In alcune persone, epilessia e depressione condividono la stessa causa genetica. Lo affermano i ricercatori della Rutgers University-New Brunswick e della Columbia University. La scoperta potrebbe aiutare a migliorare i trattamenti, alzando la qualità della vita dei pazienti.

Gli scienziati hanno studiato dozzine di famiglie con soggetti affetti da epilessia. In particolare, hanno analizzato il tasso di disturbi dell’umore e l’hanno comparato con quello medio negli Stati Uniti. Hanno scoperto che le persone affette da epilessia focale sono più soggette a queste malattie. Tra coloro che soffrono di epilessia generalizzata, invece, il tasso di depressione rimane lo stesso.

L’autore principale dello studio, Gary A. Heiman, denuncia la tendenza a sottovalutare i disturbi dell’umore tra gli epilettici. La ricerca prova invece la necessità di controlli più accurati, specie tra quanti soffrono di epilessia focale. Queste persone dovrebbero ricevere trattamenti ad hoc sia per l’epilessia sia per la depressione.

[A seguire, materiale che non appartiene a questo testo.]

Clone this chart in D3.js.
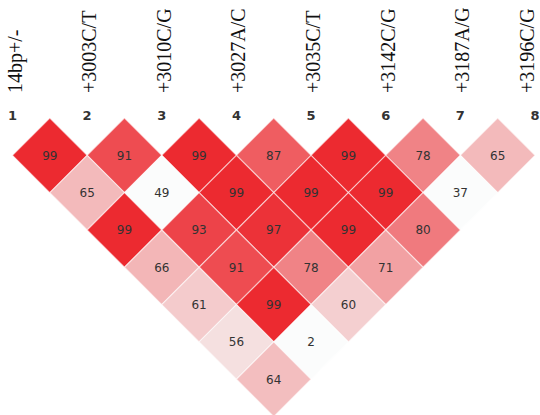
<html>
  <head>
    <script src="https://cdnjs.cloudflare.com/ajax/libs/d3/7.8.5/d3.min.js"></script>
    <meta charset="UTF-8">
    <title>LD plot</title>
    <style>
      body { margin: 0; background: #fff; }
      .marker-name { font-family: 'Liberation Serif', serif; font-size: 20px; fill: #111; }
      .marker-num { font-family: 'DejaVu Sans', sans-serif; font-size: 13px; font-weight: bold; fill: #333; }
      .cell-text { font-family: 'DejaVu Sans', sans-serif; font-size: 12px; fill: #333; }
    </style>
  </head>
  <body>
    <svg id="ld"></svg>
    <script>
      const markerIds = [1, 2, 3, 4, 5, 6, 7, 8]
      const markerNames = ['14bp+/-', '+3003C/T', '+3010C/G', '+3027A/C', '+3035C/T', '+3142C/G', '+3187A/G', '+3196C/G']

      // D' x100, one row per marker distance (row k = pairs (i, i+k))
      const dPrime = [
        [99, 91, 99, 87, 99, 78, 65],
        [65, 49, 99, 99, 99, 37],
        [99, 93, 97, 99, 80],
        [66, 91, 78, 71],
        [61, 99, 60],
        [56, 2],
        [64]
      ]
      // LOD >= 2 (1) or not (0), same layout
      const lodSig = [
        [1, 1, 1, 1, 1, 1, 1],
        [1, 0, 1, 1, 1, 0],
        [1, 1, 1, 1, 1],
        [1, 1, 1, 1],
        [1, 1, 1],
        [1, 0],
        [1]
      ]

      const width = 540
      const height = 415

      const svg = d3.select('#ld')
        .attr('width', width)
        .attr('height', height)

      const x = d3.scalePoint()
        .domain(markerIds)
        .range([12.5, 535])

      const step = x.step()
      const half = step / 2
      const topY = 118

      const color = d3.scaleLinear()
        .domain([56, 99])
        .range(['#f5e0e0', '#ec2a30'])
        .clamp(true)

      const cells = []
      dPrime.forEach((row, k) => {
        row.forEach((v, i) => {
          cells.push({ a: markerIds[i], b: markerIds[i + k + 1], d: k + 1, value: v, sig: lodSig[k][i] })
        })
      })

      // marker names (last one pulled in so it stays on the page)
      svg.selectAll('.marker-name')
        .data(markerIds)
        .enter().append('text')
        .attr('class', 'marker-name')
        .attr('transform', (d) => `translate(${Math.min(x(d) + 9, 534)}, 93) rotate(-90)`)
        .text((d, i) => markerNames[i])

      // marker numbers
      svg.selectAll('.marker-num')
        .data(markerIds)
        .enter().append('text')
        .attr('class', 'marker-num')
        .attr('x', d => x(d))
        .attr('y', 120)
        .attr('text-anchor', 'middle')
        .text(d => d)

      const cell = svg.selectAll('.cell')
        .data(cells)
        .enter().append('g')
        .attr('class', 'cell')
        .attr('transform', d => `translate(${(x(d.a) + x(d.b)) / 2}, ${topY + d.d * half})`)

      cell.append('path')
        .attr('d', `M0,${-half}L${half},0L0,${half}L${-half},0Z`)
        .attr('fill', d => d.sig ? color(d.value) : '#fbfcfc')
        .attr('stroke', '#fff')
        .attr('stroke-opacity', 0.55)
        .attr('stroke-width', 1.2)

      cell.append('text')
        .attr('class', 'cell-text')
        .attr('text-anchor', 'middle')
        .attr('dy', '0.36em')
        .text(d => d.value)
    </script>
  </body>
</html>
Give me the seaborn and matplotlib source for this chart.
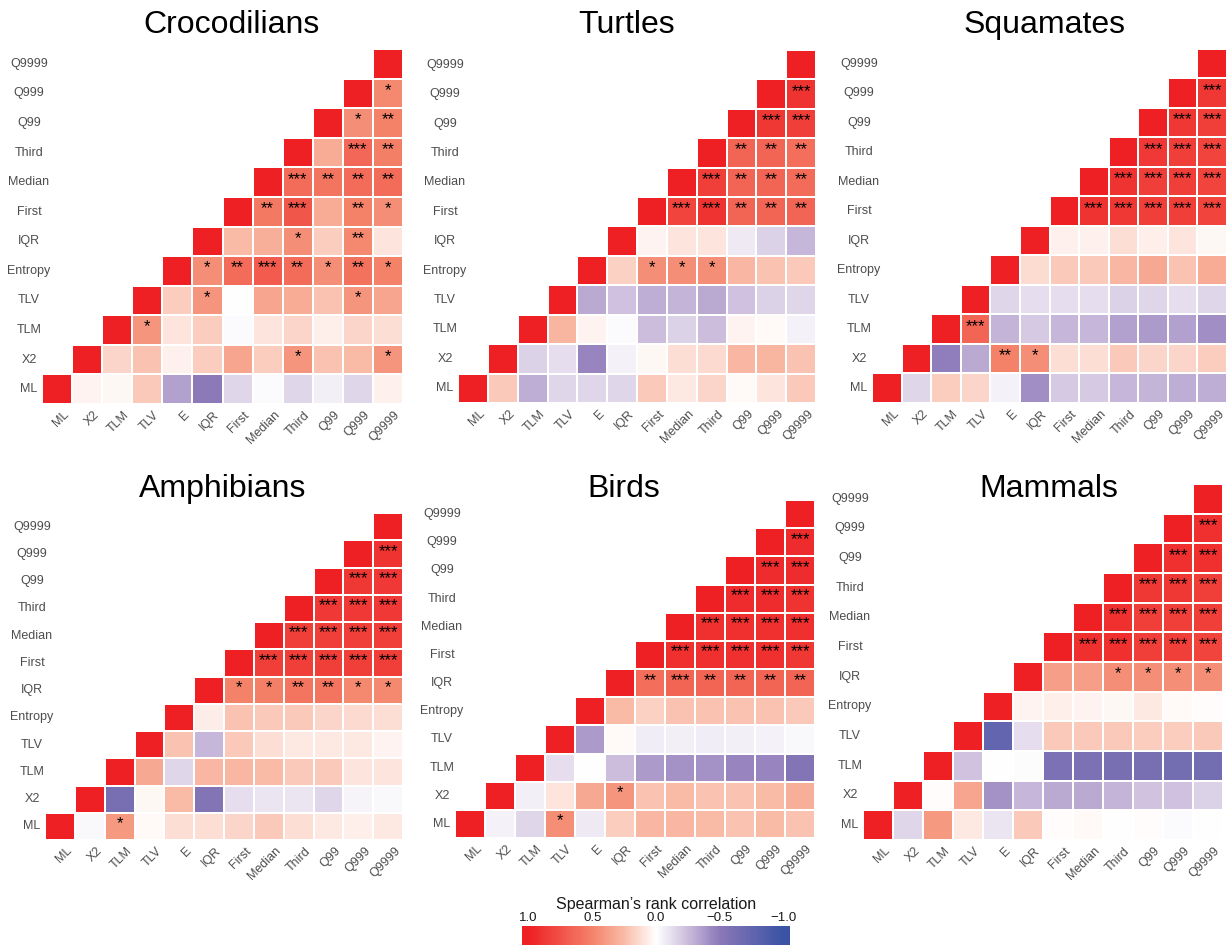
import numpy as np
import pandas as pd
import matplotlib
matplotlib.use("Agg")
import matplotlib.pyplot as plt
import matplotlib.transforms as mtransforms
from matplotlib.colors import LinearSegmentedColormap, Normalize
from matplotlib.cm import ScalarMappable
import seaborn as sns

sns.set_theme(style="white")
plt.rcParams["font.family"] = ["Liberation Sans", "DejaVu Sans"]

# ---------------------------------------------------------------- labels
x_labels = ["ML", "X2", "TLM", "TLV", "E", "IQR", "First", "Median",
            "Third", "Q99", "Q999", "Q9999"]
y_labels = ["ML", "X2", "TLM", "TLV", "Entropy", "IQR", "First", "Median",
            "Third", "Q99", "Q999", "Q9999"]
cbar_ticks = [1.0, 0.5, 0.0, -0.5, -1.0]

# Each row lists Spearman's rho of that variable with every variable to the
# right of it (upper triangle, diagonal excluded); *_sig holds star counts.
croc_rho = [
    [0.04, 0.03, 0.20, -0.35, -0.50, -0.15, -0.02, -0.15, -0.06, -0.15, 0.05],
    [0.15, 0.22, 0.05, 0.18, 0.35, 0.18, 0.42, 0.22, 0.25, 0.42],
    [0.42, 0.10, 0.18, -0.02, 0.10, 0.15, 0.06, 0.15, 0.12],
    [0.18, 0.42, 0.00, 0.35, 0.32, 0.22, 0.42, 0.35],
    [0.45, 0.62, 0.70, 0.62, 0.45, 0.58, 0.50],
    [0.25, 0.30, 0.45, 0.18, 0.47, 0.10],
    [0.55, 0.72, 0.32, 0.50, 0.45],
    [0.62, 0.57, 0.62, 0.62],
    [0.32, 0.64, 0.52],
    [0.45, 0.50],
    [0.47],
]
croc_sig = [
    [0, 0, 0, 0, 0, 0, 0, 0, 0, 0, 0],
    [0, 0, 0, 0, 0, 0, 1, 0, 0, 1],
    [1, 0, 0, 0, 0, 0, 0, 0, 0],
    [0, 1, 0, 0, 0, 0, 1, 0],
    [1, 2, 3, 2, 1, 2, 1],
    [0, 0, 1, 0, 2, 0],
    [2, 3, 0, 2, 1],
    [3, 2, 2, 2],
    [0, 3, 2],
    [1, 2],
    [1],
]

turtle_rho = [
    [0.20, -0.30, -0.15, -0.15, -0.15, 0.20, 0.08, 0.15, 0.02, 0.10, 0.20],
    [-0.17, -0.12, -0.45, -0.05, 0.03, 0.12, 0.14, 0.27, 0.28, 0.22],
    [0.28, 0.04, -0.02, -0.25, -0.17, -0.25, 0.04, 0.02, -0.05],
    [-0.32, -0.23, -0.30, -0.28, -0.32, -0.23, -0.17, -0.15],
    [0.17, 0.45, 0.45, 0.45, 0.27, 0.22, 0.20],
    [0.04, 0.10, 0.10, -0.08, -0.17, -0.27],
    [0.82, 0.90, 0.65, 0.65, 0.65],
    [0.85, 0.65, 0.65, 0.62],
    [0.65, 0.65, 0.60],
    [0.88, 0.85],
    [0.90],
]
turtle_sig = [
    [0, 0, 0, 0, 0, 0, 0, 0, 0, 0, 0],
    [0, 0, 0, 0, 0, 0, 0, 0, 0, 0],
    [0, 0, 0, 0, 0, 0, 0, 0, 0],
    [0, 0, 0, 0, 0, 0, 0, 0],
    [0, 1, 1, 1, 0, 0, 0],
    [0, 0, 0, 0, 0, 0],
    [3, 3, 2, 2, 2],
    [3, 2, 2, 2],
    [2, 2, 2],
    [3, 3],
    [3],
]

squamate_rho = [
    [-0.15, 0.18, 0.15, -0.05, -0.42, -0.20, -0.20, -0.27, -0.28, -0.30, -0.30],
    [-0.48, -0.32, 0.50, 0.45, 0.12, 0.12, 0.20, 0.15, 0.15, 0.18],
    [0.65, -0.28, -0.20, -0.27, -0.27, -0.35, -0.37, -0.35, -0.42],
    [-0.15, -0.12, -0.12, -0.12, -0.17, -0.15, -0.12, -0.15],
    [0.13, 0.20, 0.20, 0.27, 0.33, 0.22, 0.32],
    [0.05, 0.05, 0.12, 0.06, 0.10, 0.03],
    [0.90, 0.88, 0.85, 0.85, 0.82],
    [0.90, 0.85, 0.85, 0.82],
    [0.87, 0.85, 0.82],
    [0.88, 0.85],
    [0.88],
]
squamate_sig = [
    [0, 0, 0, 0, 0, 0, 0, 0, 0, 0, 0],
    [0, 0, 2, 1, 0, 0, 0, 0, 0, 0],
    [3, 0, 0, 0, 0, 0, 0, 0, 0],
    [0, 0, 0, 0, 0, 0, 0, 0],
    [0, 0, 0, 0, 0, 0, 0],
    [0, 0, 0, 0, 0, 0],
    [3, 3, 3, 3, 3],
    [3, 3, 3, 3],
    [3, 3, 3],
    [3, 3],
    [3],
]

amphibian_rho = [
    [-0.03, 0.40, 0.02, 0.12, 0.12, 0.15, 0.20, 0.12, 0.08, 0.06, 0.08],
    [-0.62, 0.03, 0.25, -0.55, -0.12, -0.10, -0.10, -0.15, -0.04, -0.03],
    [0.33, -0.15, 0.27, 0.27, 0.25, 0.20, 0.20, 0.10, 0.10],
    [0.22, -0.27, 0.20, 0.12, 0.08, 0.08, 0.08, 0.04],
    [0.07, 0.22, 0.20, 0.20, 0.15, 0.14, 0.12],
    [0.50, 0.52, 0.57, 0.57, 0.47, 0.47],
    [0.85, 0.85, 0.85, 0.85, 0.85],
    [0.85, 0.85, 0.85, 0.85],
    [0.87, 0.87, 0.87],
    [0.88, 0.87],
    [0.90],
]
amphibian_sig = [
    [0, 1, 0, 0, 0, 0, 0, 0, 0, 0, 0],
    [0, 0, 0, 0, 0, 0, 0, 0, 0, 0],
    [0, 0, 0, 0, 0, 0, 0, 0, 0],
    [0, 0, 0, 0, 0, 0, 0, 0],
    [0, 0, 0, 0, 0, 0, 0],
    [1, 1, 2, 2, 1, 1],
    [3, 3, 3, 3, 3],
    [3, 3, 3, 3],
    [3, 3, 3],
    [3, 3],
    [3],
]

bird_rho = [
    [-0.05, -0.15, 0.45, -0.08, 0.18, 0.27, 0.27, 0.25, 0.22, 0.25, 0.22],
    [-0.06, 0.10, 0.33, 0.42, 0.22, 0.25, 0.22, 0.22, 0.25, 0.30],
    [-0.12, 0.00, -0.25, -0.37, -0.40, -0.40, -0.45, -0.45, -0.55],
    [-0.37, 0.02, -0.07, -0.06, -0.07, -0.06, -0.05, -0.03],
    [0.25, 0.17, 0.22, 0.22, 0.22, 0.22, 0.20],
    [0.60, 0.65, 0.65, 0.65, 0.65, 0.65],
    [0.92, 0.92, 0.92, 0.92, 0.88],
    [0.92, 0.92, 0.92, 0.92],
    [0.93, 0.93, 0.90],
    [0.93, 0.93],
    [0.93],
]
bird_sig = [
    [0, 0, 1, 0, 0, 0, 0, 0, 0, 0, 0],
    [0, 0, 0, 1, 0, 0, 0, 0, 0, 0],
    [0, 0, 0, 0, 0, 0, 0, 0, 0],
    [0, 0, 0, 0, 0, 0, 0, 0],
    [0, 0, 0, 0, 0, 0, 0],
    [2, 3, 2, 2, 2, 2],
    [3, 3, 3, 3, 3],
    [3, 3, 3, 3],
    [3, 3, 3],
    [3, 3],
    [3],
]

mammal_rho = [
    [-0.15, 0.40, 0.08, -0.10, 0.20, 0.01, 0.02, 0.00, 0.01, -0.02, 0.00],
    [0.01, 0.35, -0.40, -0.27, -0.32, -0.32, -0.28, -0.22, -0.23, -0.17],
    [-0.22, 0.00, -0.01, -0.60, -0.60, -0.62, -0.62, -0.65, -0.65],
    [-0.75, -0.12, 0.20, 0.20, 0.20, 0.18, 0.18, 0.20],
    [0.04, 0.06, 0.04, 0.03, 0.08, 0.02, 0.01],
    [0.38, 0.38, 0.45, 0.45, 0.45, 0.45],
    [0.92, 0.92, 0.85, 0.85, 0.82],
    [0.92, 0.85, 0.85, 0.85],
    [0.88, 0.88, 0.85],
    [0.92, 0.92],
    [0.92],
]
mammal_sig = [
    [0, 0, 0, 0, 0, 0, 0, 0, 0, 0, 0],
    [0, 0, 0, 0, 0, 0, 0, 0, 0, 0],
    [0, 0, 0, 0, 0, 0, 0, 0, 0],
    [0, 0, 0, 0, 0, 0, 0, 0],
    [0, 0, 0, 0, 0, 0, 0],
    [0, 0, 1, 1, 1, 1],
    [3, 3, 3, 3, 3],
    [3, 3, 3, 3],
    [3, 3, 3],
    [3, 3],
    [3],
]

# ---------------------------------------------------------------- styling
cmap = LinearSegmentedColormap.from_list(
    "spearman",
    [(0.000, "#3A53A4"), (0.250, "#8C78B8"), (0.375, "#CBBCDC"),
     (0.500, "#FFFFFF"), (0.625, "#F9BBA7"), (0.750, "#F4836A"),
     (1.000, "#EE2024")],
)
norm = Normalize(vmin=-1, vmax=1)
label_grey = "#4D4D4D"

W, H = 1229, 949
fig = plt.figure(figsize=(W / 100, H / 100), dpi=100)


def axes_px(left, top, right, bottom):
    return fig.add_axes([left / W, 1 - bottom / H, (right - left) / W,
                         (bottom - top) / H])


def build_frames(rho, sig):
    n = len(x_labels)
    vals = np.eye(n)
    stars = np.full((n, n), "", dtype=object)
    for i, (r_row, s_row) in enumerate(zip(rho, sig)):
        vals[i, i + 1:] = r_row
        stars[i, i + 1:] = ["*" * k for k in s_row]
    rows, cols = np.indices((n, n))
    hide = cols < rows
    # top row of the heatmap is the last variable
    df = pd.DataFrame(vals[::-1], index=y_labels[::-1], columns=x_labels)
    annot = pd.DataFrame(stars[::-1], index=y_labels[::-1], columns=x_labels)
    mask = hide[::-1]
    return df, annot, mask


panels = [
    ("Crocodilians", croc_rho, croc_sig, (42, 49, 403, 404), (231, 33)),
    ("Turtles", turtle_rho, turtle_sig, (458, 50, 816, 403), (627, 33)),
    ("Squamates", squamate_rho, squamate_sig, (872, 49, 1227, 403), (1045, 33)),
    ("Amphibians", amphibian_rho, amphibian_sig, (45, 513, 403, 840), (223, 497)),
    ("Birds", bird_rho, bird_sig, (455, 500, 815, 838), (624, 497)),
    ("Mammals", mammal_rho, mammal_sig, (863, 484, 1223, 840), (1049, 497)),
]

for title, rho, sig, box, tpos in panels:
    ax = axes_px(*box)
    df, annot, mask = build_frames(rho, sig)
    sns.heatmap(df, mask=mask, cmap=cmap, norm=norm, vmin=-1, vmax=1,
                linewidths=1.2, linecolor="white", cbar=False, ax=ax,
                annot=annot, fmt="",
                annot_kws={"fontsize": 12, "color": "black"})
    # tick labels sit above the (white-edged) masked cells
    ax.set_axisbelow(False)
    for t in ax.texts:
        tx, ty = t.get_position()
        t.set_position((tx, ty - 0.1))
    ax.tick_params(axis="both", length=0)
    ax.tick_params(axis="y", pad=9.4)
    ax.set_xticklabels(x_labels, rotation=45, ha="right", va="top",
                       rotation_mode="anchor", fontsize=9, color=label_grey)
    ax.set_yticklabels(y_labels[::-1], rotation=0, ha="center", fontsize=9,
                       color=label_grey)
    shift = mtransforms.ScaledTranslation(6 / 100, 0, fig.dpi_scale_trans)
    for lab in ax.get_xticklabels():
        lab.set_transform(lab.get_transform() + shift)
    ax.set_xlabel("")
    ax.set_ylabel("")
    fig.text(tpos[0] / W, 1 - tpos[1] / H, title, ha="center",
             va="baseline", fontsize=23, color="black")

# ---------------------------------------------------------------- colour bar
cax = axes_px(522, 926, 790, 945)
sm = ScalarMappable(norm=norm, cmap=cmap)
cb = fig.colorbar(sm, cax=cax, orientation="horizontal",
                  boundaries=np.linspace(-1.05, 1.05, 257))
cb.outline.set_visible(False)
cb.set_ticks(cbar_ticks)
cb.set_ticklabels([f"{t:.1f}".replace("-", "\u2212") for t in cbar_ticks])
cax.invert_xaxis()
cax.tick_params(axis="x", which="both", top=True, bottom=True,
                labeltop=True, labelbottom=False, direction="in",
                length=3.5, width=1, color="white", labelcolor="#1A1A1A",
                labelsize=9.5, pad=1.5)
fig.text(656 / W, 1 - 904 / H, "Spearman\u2019s rank correlation",
         ha="center", va="center", fontsize=11.5, color="#1A1A1A")

fig.savefig("out.png", dpi=100, facecolor="white")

È probabile che ci sia un legame genetico tra epilessia focale e depressione. I risultati di questo studio supportano la tesi, ma non sono i soli. È dai tempi di Ippocrate che i medici prendono nota di una maggiore propensione alla “melanconia” tra quanti soffrono di epilessia. Ciononostante, è ancora poco chiaro quali siano i geni coinvolti in entrambe le malattie.